Most colorectal cancers usually begin as a polyp, a flat or raised growth in the colon or rectum, which can be found with yearly screenings. That’s good news because if caught early, colorectal cancer is much more treatable.
The actual screening process for colorectal cancer is done in a variety of ways, which are all approved by the U.S. Preventative Services Task Force (USPSTF).
- High-sensitivity fecal occult blood tests. Both polyps and colorectal cancers can bleed and this screening checks for tiny amounts of blood in the stool. The stool samples are collected by the patient using a kit and returned to the doctor. This screening, done one to every two years in those aged 50 to 80, can help reduce the number of colorectal cancer deaths by 15 to 33 percent.
- Stool DNA test. This test also checks for blood in the stool, as well as nine DNA biomarkers in three genes that have been found in colorectal cancer and precancerous advanced adenomas. The sample is also collected with a kit, but this one is mailed to a lab for testing. If a finding is positive for the DNA biomarkers, the patient is advised to have a colonoscopy.
- Sigmoidoscopy. The rectum and sigmoid colon (the part of the colon just above the rectum) are examined with a flexible, lighted tube that has a lens and a tool for removing tissue, like abnormal growths. This screening requires less extensive preparation than a colonoscopy and the patient is usually not sedated. This regular screening lowers a patient’s risk for cancer in these areas by 60 to 70 percent compared to those that don’t have the screening.
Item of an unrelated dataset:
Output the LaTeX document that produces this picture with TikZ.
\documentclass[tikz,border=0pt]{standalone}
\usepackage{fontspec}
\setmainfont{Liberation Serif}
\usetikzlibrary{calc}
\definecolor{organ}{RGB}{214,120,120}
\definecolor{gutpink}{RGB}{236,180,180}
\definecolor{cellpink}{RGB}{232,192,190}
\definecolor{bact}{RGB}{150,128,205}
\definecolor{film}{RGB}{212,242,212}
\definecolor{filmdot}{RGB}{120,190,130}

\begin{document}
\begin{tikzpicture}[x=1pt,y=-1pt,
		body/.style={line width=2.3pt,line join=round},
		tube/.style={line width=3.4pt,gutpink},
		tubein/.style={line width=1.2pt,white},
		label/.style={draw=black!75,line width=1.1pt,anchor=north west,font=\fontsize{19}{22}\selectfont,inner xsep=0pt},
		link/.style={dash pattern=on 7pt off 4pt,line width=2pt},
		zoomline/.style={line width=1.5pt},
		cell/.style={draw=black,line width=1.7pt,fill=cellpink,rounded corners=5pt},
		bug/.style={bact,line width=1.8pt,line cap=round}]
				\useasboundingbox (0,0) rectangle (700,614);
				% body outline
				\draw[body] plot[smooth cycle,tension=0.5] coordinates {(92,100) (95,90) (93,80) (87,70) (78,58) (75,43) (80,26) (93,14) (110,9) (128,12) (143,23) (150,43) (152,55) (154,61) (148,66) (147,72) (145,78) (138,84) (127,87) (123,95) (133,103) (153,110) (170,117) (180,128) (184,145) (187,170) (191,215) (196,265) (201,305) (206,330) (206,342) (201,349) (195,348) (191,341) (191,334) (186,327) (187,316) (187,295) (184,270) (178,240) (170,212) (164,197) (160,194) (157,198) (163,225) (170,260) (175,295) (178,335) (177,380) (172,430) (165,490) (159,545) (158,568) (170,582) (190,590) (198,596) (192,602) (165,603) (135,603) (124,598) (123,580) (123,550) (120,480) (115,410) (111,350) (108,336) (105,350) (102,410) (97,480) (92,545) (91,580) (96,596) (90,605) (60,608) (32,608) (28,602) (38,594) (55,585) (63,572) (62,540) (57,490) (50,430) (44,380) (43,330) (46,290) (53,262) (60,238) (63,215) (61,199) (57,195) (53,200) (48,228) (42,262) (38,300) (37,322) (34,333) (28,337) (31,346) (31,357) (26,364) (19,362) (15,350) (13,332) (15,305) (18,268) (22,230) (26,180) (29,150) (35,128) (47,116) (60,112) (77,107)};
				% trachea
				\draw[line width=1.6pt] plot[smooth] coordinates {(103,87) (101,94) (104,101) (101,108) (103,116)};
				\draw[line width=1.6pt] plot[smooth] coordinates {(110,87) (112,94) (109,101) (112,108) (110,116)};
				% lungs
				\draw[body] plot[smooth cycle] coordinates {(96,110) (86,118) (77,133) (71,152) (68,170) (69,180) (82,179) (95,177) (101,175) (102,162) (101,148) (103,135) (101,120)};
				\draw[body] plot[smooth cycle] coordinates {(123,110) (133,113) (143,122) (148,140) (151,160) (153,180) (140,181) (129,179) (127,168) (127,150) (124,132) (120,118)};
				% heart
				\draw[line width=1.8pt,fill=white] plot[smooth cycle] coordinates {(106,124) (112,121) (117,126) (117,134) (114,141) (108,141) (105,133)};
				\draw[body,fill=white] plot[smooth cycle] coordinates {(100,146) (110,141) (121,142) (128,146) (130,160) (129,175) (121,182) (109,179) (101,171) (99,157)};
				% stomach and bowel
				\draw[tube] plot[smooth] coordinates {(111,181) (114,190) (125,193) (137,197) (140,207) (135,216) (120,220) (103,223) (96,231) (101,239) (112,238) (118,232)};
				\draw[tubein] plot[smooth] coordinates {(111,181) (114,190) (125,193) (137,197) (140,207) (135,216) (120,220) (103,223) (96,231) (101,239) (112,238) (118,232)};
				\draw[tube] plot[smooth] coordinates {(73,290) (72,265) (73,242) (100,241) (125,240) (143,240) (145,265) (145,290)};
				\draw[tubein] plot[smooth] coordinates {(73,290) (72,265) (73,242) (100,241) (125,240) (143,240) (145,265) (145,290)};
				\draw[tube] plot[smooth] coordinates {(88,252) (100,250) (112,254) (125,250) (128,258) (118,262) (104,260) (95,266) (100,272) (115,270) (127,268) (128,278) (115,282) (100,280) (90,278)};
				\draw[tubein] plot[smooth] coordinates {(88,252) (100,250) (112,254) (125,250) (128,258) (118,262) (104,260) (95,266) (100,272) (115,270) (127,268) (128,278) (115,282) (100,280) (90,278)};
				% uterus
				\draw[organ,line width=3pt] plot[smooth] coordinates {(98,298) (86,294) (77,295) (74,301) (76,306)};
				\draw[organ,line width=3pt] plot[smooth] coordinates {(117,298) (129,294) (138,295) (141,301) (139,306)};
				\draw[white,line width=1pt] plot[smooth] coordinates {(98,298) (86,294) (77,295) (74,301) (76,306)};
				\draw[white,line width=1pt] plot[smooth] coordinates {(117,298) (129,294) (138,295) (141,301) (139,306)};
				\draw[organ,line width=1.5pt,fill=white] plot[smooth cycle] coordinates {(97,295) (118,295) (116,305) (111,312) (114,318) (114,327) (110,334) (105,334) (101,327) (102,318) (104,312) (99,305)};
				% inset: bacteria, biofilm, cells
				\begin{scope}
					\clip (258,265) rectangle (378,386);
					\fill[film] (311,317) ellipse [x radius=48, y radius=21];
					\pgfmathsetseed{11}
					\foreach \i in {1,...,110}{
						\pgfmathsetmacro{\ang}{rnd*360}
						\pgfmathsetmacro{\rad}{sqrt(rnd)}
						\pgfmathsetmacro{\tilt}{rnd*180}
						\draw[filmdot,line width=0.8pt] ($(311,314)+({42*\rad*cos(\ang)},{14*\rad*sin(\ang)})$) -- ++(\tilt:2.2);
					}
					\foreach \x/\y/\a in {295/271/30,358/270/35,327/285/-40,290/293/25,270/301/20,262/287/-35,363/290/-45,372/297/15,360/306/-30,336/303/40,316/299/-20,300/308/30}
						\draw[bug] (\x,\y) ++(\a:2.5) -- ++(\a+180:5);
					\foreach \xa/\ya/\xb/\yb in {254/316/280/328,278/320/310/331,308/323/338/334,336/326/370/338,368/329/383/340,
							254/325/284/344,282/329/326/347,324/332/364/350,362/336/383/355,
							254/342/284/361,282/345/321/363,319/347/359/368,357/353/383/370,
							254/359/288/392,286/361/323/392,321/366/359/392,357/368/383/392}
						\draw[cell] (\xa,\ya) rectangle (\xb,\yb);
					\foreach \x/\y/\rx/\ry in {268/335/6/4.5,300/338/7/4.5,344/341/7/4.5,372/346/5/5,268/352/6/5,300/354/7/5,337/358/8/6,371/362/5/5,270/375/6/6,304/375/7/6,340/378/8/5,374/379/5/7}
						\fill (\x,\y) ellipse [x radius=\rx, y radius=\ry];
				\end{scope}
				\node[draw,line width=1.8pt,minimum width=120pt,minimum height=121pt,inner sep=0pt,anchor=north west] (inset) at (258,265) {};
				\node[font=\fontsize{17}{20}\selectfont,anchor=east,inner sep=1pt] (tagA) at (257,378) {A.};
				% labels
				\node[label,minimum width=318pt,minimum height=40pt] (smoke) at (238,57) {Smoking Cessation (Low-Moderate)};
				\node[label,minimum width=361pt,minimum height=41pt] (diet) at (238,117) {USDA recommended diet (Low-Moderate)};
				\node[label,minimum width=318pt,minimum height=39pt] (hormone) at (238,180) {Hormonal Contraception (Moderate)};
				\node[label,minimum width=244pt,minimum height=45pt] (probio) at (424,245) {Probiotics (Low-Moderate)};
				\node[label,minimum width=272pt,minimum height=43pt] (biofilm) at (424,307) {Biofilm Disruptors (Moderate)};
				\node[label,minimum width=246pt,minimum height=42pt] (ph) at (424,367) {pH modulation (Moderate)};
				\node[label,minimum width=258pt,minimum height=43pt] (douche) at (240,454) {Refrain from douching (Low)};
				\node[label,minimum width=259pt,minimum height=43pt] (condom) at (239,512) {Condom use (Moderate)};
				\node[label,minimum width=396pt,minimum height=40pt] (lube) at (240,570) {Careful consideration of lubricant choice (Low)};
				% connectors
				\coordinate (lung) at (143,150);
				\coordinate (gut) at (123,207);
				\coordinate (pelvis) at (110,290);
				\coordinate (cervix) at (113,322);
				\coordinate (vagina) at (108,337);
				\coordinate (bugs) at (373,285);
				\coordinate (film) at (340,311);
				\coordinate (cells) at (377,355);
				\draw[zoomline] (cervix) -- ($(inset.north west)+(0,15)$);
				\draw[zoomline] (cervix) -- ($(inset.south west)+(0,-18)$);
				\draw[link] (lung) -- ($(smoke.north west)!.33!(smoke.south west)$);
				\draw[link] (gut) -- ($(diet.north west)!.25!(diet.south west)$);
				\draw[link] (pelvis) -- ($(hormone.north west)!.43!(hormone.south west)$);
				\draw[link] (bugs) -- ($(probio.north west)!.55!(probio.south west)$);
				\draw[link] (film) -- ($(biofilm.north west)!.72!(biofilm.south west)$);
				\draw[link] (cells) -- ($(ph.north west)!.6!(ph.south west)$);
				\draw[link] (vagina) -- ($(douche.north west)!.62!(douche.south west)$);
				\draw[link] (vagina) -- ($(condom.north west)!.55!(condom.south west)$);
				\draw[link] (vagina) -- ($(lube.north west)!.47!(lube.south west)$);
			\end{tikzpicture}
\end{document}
- Standard colonoscopy. In a standard colonoscopy, the rectum and the entire colon are examined using a colonoscope, which is very similar to a sigmoidoscope but is longer to reach through the entire colon. Many patients are sedated during this test. Studies suggest a colonoscopy reduces deaths from colorectal cancer by about 60 to 70 percent. Experts recommend patients at average risk for colorectal cancer, those with negative test results, have a colonoscopy about every 10 year.
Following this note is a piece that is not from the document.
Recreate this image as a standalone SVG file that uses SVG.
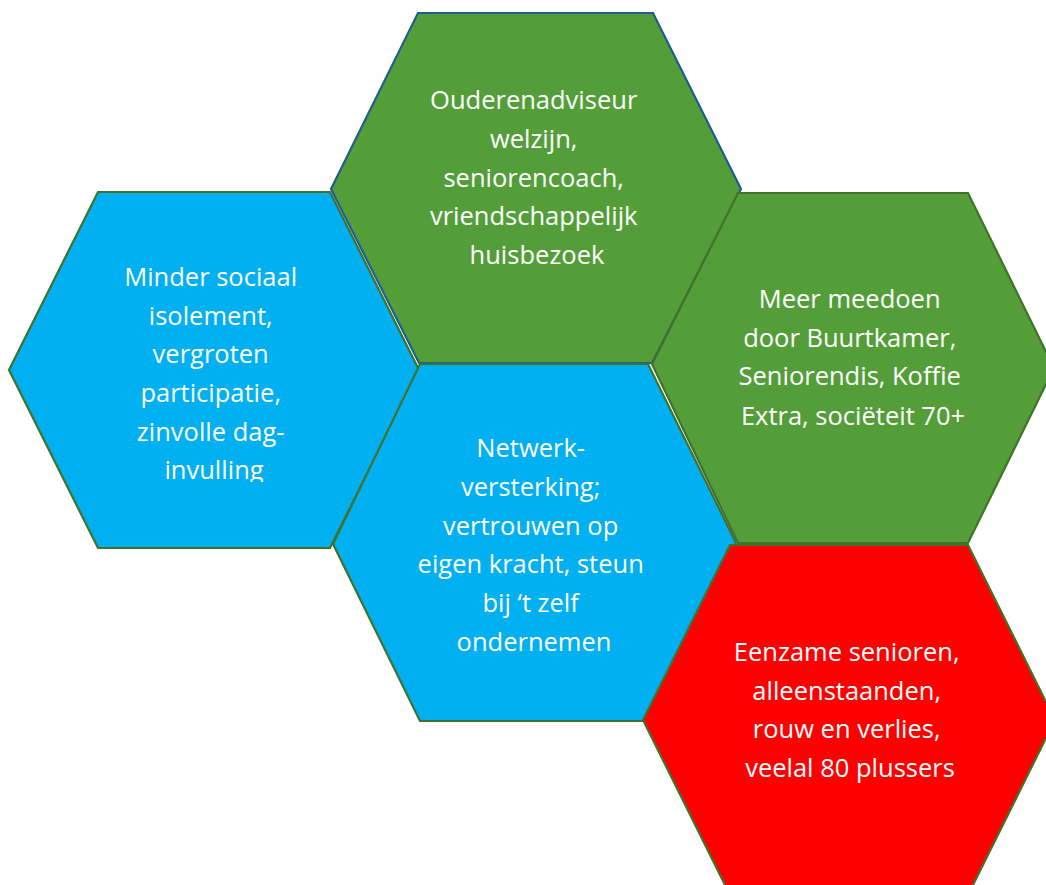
<svg xmlns="http://www.w3.org/2000/svg" width="1046" height="885" viewBox="0 0 1046 885">
  <defs>
    <style>
      .hex { stroke-width: 2.2; stroke-linejoin: miter; }
      .green { fill: #549E39; stroke: #41722C; }
      .blue { fill: #00B0F0; stroke: #41722C; }
      .red { fill: #FF0000; stroke: #41722C; }
      .edge-blue { stroke: #1F5E8E; }
      .label { font-family: "Open Sans", "Noto Sans", "Liberation Sans", sans-serif; font-size: 25.5px; fill: #FFFFFF; text-anchor: middle; }
    </style>
    <!-- the last line of the left cell is cut off by its text frame -->
    <clipPath id="leftTextFrame">
      <rect x="0" y="240" width="420" height="242"/>
    </clipPath>
  </defs>
  <rect width="1046" height="885" fill="#FFFFFF"/>

  <g id="hex-left">
    <polygon class="hex blue" points="9,370 98,192 330,192 419,370 330,548 98,548"/>
    <text class="label" clip-path="url(#leftTextFrame)">
      <tspan x="214" y="286">Minder sociaal</tspan>
      <tspan x="214" y="325">isolement,</tspan>
      <tspan x="214" y="363">vergroten</tspan>
      <tspan x="214" y="402">participatie,</tspan>
      <tspan x="214" y="441">zinvolle dag-</tspan>
      <tspan x="214" y="479">invulling</tspan>
    </text>
  </g>

  <g id="hex-top">
    <polygon class="hex green edge-blue" points="331,189 418,13 653,13 741,189 652,363 419,363"/>
    <text class="label">
      <tspan x="537" y="109">Ouderenadviseur</tspan>
      <tspan x="537" y="148">welzijn,</tspan>
      <tspan x="537" y="187">seniorencoach,</tspan>
      <tspan x="537" y="225">vriendschappelijk</tspan>
      <tspan x="537" y="264">huisbezoek</tspan>
    </text>
  </g>

  <g id="hex-center">
    <polygon class="hex blue" points="333,544 420,364 648,364 736,543 644,721 420,721"/>
    <text class="label">
      <tspan x="534" y="457">Netwerk-</tspan>
      <tspan x="534" y="496">versterking;</tspan>
      <tspan x="534" y="535">vertrouwen op</tspan>
      <tspan x="534" y="573">eigen kracht, steun</tspan>
      <tspan x="534" y="612">bij ‘t zelf</tspan>
      <tspan x="534" y="651">ondernemen</tspan>
    </text>
  </g>

  <g id="hex-right">
    <polygon class="hex green" points="652,364 738,193 968,193 1054,368 968,543 738,543"/>
    <text class="label">
      <tspan x="853" y="308">Meer meedoen</tspan>
      <tspan x="853" y="347">door Buurtkamer,</tspan>
      <tspan x="853" y="385">Seniorendis, Koffie</tspan>
      <tspan x="853" y="425">Extra, sociëteit 70+</tspan>
    </text>
  </g>

  <g id="hex-bottom">
    <polygon class="hex red" points="643,720 730,545 968,545 1055,720 968,895 730,895"/>
    <text class="label">
      <tspan x="850" y="661">Eenzame senioren,</tspan>
      <tspan x="850" y="700">alleenstaanden,</tspan>
      <tspan x="850" y="738">rouw en verlies,</tspan>
      <tspan x="850" y="777">veelal 80 plussers</tspan>
    </text>
  </g>

  <!-- cells touch edge to edge; there are no connecting lines -->
  <g id="connectors"/>
</svg>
- Virtual colonoscopy. This screening uses x-ray equipment to produce a series of photos of the colon and rectum from outside the body. The detailed images can show polyps and other abnormalities. This screening is less invasive than a standard colonoscopy and does not require sedation. It has also been shown to be as accurate as a standard colonoscopy, however, if polyps or abnormalities are detected, the patient must have the standard procedure to remove them. Currently, Medicare and some insurance companies don’t pay for the costs of this procedure.
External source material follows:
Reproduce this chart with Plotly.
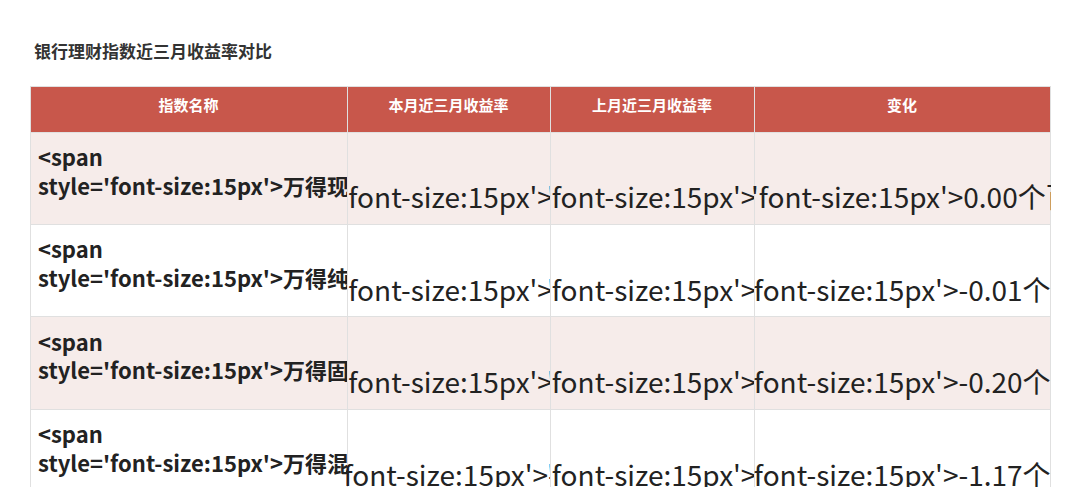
import plotly.graph_objects as go

title = "银行理财指数近三月收益率对比"
headers = ["指数名称", "本月近三月收益率", "上月近三月收益率", "变化"]
names = ["万得现金管理类理财指数", "万得纯债固收类理财指数", "万得固收+类理财指数",
         "万得混合类理财指数", "万得权益类理财指数", "中债-综合财富(总值)指数", "沪深300"]
this_month = ["0.27%", "0.25%", "0.39%", "-0.23%", "-6.22%", "1.10%", "-4.62%"]
last_month = ["0.27%", "0.26%", "0.59%", "0.94%", "4.26%", "1.21%", "10.85%"]
change = ["0.00个百分点", "-0.01个百分点", "-0.20个百分点", "-1.17个百分点",
          "-10.48个百分点", "-0.11个百分点", "-15.47个百分点"]

W, H = 1080, 487
OFF = 8  # page body margin
font = "Noto Sans CJK SC"
fills = ["#F6ECEA" if i % 2 == 0 else "#FFFFFF" for i in range(len(names))]

def sp(v, bold=False):
    t = f"<span style='font-size:15px'>{v}</span>"
    return f"<b>{t}</b>" if bold else t

fig = go.Figure(go.Table(
    domain=dict(x=[(30 - OFF) / W, (1050 - OFF) / W], y=[0, 1 - (86 - OFF) / H]),
    columnwidth=[317, 203, 204, 296],
    header=dict(values=[f"<b>{h}</b>" for h in headers],
                fill_color="#C8574B", line_color="#E0E0E0",
                font=dict(family=font, size=15, color="white"),
                align="center", height=46),
    cells=dict(values=[[sp(n, True) for n in names], [sp(v) for v in this_month],
                       [sp(v) for v in last_month], [sp(v) for v in change]],
               fill_color=[fills] * 4, line_color="#E0E0E0",
               font=dict(family=font, size=[22, 28, 28, 28], color="#222222"),
               align=["left", "center", "center", "center"], height=46.6),
))
fig.add_annotation(text=f"<b>{title}</b>", x=(32 - OFF) / W, y=1 - (50 - OFF) / H,
                   xref="paper", yref="paper",
                   xanchor="left", yanchor="middle", showarrow=False,
                   font=dict(family=font, size=17, color="#333333"))
fig.update_layout(width=W, height=H, margin=dict(l=0, r=0, t=0, b=0),
                  paper_bgcolor="white", plot_bgcolor="white")
fig.write_html("out.html")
Talk to your health care provider at Family Health Care of Siouxland about when to begin screening and which test works best for you. The decision is usually based on age, medical history, family history, general health, preparation, sedation, follow-up care and insurance coverage. Each test has its advantages and disadvantages, but any of our qualified physicians can direct you to the right choice.
Don’t wait. Colorectal cancer doesn’t have to mean a death sentence. Early detection is key for successful treatment.